Editor's Note: Some of the articles described below are not yet available at the PNAS site, but they are scheduled to be posted some time this week.
For a paper scheduled to appear in PNAS this week, researchers from the University of Miami and other centers in the US, the Netherlands, and Spain present findings from a single-cell RNA sequencing study of cell-sorted progenitor-like cells found in human pancreatic ducts. Based on transcriptome data for almost 4,900 individual pancreatic ductal cells sorted from human non-endocrine pancreatic tissues donated by three individuals, the team found pancreatic cell sub-populations falling in broad tissue-related groups with a range of differentiation stages. "Our data confirm the paradigm-shifting notion that specific lineages, long thought to be case in stone, are in fact in a state of flux between differentiation stages," the authors report, arguing that their results "indicate that progenitors might be activated in situ for therapeutic purposes."

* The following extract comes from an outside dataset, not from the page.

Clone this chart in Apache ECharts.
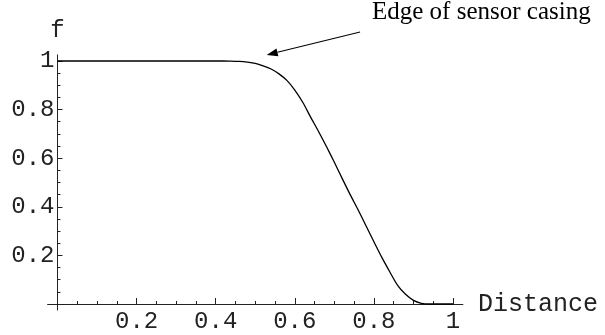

A team from Belgium and the US takes a look at the prokaryote-associated viruses, or bacteriophages, found in the honey bee Apis mellifera. Using deep sequencing, the researchers tallied DNA- and RNA-based "prokaryotic viruses" in samples from hundreds of healthy or weakened Flemish honey bee colonies that were collected in 2012 and 2013 for the EpiloBEE project, uncovering a diverse bacteriophage collection that contained viruses carrying secondary metabolic genes. "The vast majority of the prokaryotic viral populations are novel at the genus level, and most of the encoded proteins comprise unknown functions," they report. "Nevertheless, genomes of bacteriophages were predicted to infect nearly every major bee gut bacterium, and functional annotation and auxiliary metabolic gene discovery imply the potential to influence microbial metabolism."
An Oregon Health and Science University-led team outlines molecular features found in advanced castration-resistant prostate cancer (CRPC) cases resistant to the androgen receptor antagonist drug enzalutamide. As part of a Phase II trial of enzalutamide in metastatic CRPC, the team did targeted DNA sequencing and/or RNA sequencing on available samples from the three dozen trial participants. By analyzing the mutation and expression data in up to 26 biopsies from these cases, they saw an uptick in "stemness" genes in tumors from the metastatic CRPC cases with poor enzalutamide response, along with a rise in TP53 gene mutations and a decline in androgen receptor (AR) activity. "Transcriptional profiling identified specific gene sets — including those linked to reduced AR transcriptional activity and a stemness program — that were activated in non-responders," the authors write, adding that these and other findings "suggest that patients whose tumors harbor this program should be considered for clinical trials testing rational agents to overcome de novo enzalutamide resistance."